Geingob will deliver the speech against the background of weak economic growth, which has failed to generate jobs.
The president has also faced accusations of being too soft on corruption, with a report by the Institute for Public Policy Research earlier this month saying he had not adequately empowered the Anti-Corruption Commission, the police force and courts to properly investigate and prosecute high-profile graft cases.
Economic analyst and University of Namibia economics lecturer, Omu Kakujaha-Matundu urged Geingob to get tougher.
“There are instances where some of these cases are in courts and he will say I have to leave the judiciary to do its work. But there are instances where ministers are involved in corruption who should just be fired right away,” Kakujaha-Matundu said in an interview with Nampa on Tuesday.
“We haven’t seen any action from the president’s side when it comes to corruption.”
Kakujaha-Matundu said Geingob would likely paint a more optimistic outlook for the economy after a tough last few years, but said the government should spend more on infrastructure to stimulate growth.
“One of the things we would love to see is the government not tightening its purse too much, but spending money on those projects that will in the medium term give us returns in terms of economic growth,” he said, singling out a need to refurbish the Hosea Kutako International Airport.
“The airport needs a lot of attention. We have done well in attracting the airlines but if we keep with the airport that we have it is basically going to chase them away,” he warned.

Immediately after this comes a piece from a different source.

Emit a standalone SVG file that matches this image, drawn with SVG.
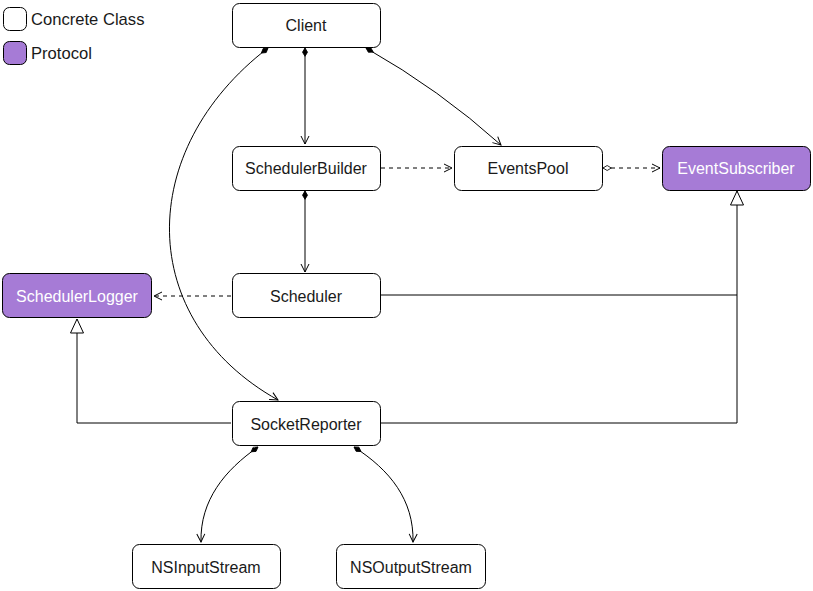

Labour unions also want Geingob to address wages, saying government workers’ salaries are too low.
The government must also spend more on housing and improve access to water, electricity and other basic services for poor communities, Kakujaha-Matundu said.
“These are things that, even if we have to borrow to do them, we can show to the next generation which is going to service the debt that our people are housed, we have a healthy nation,” he said.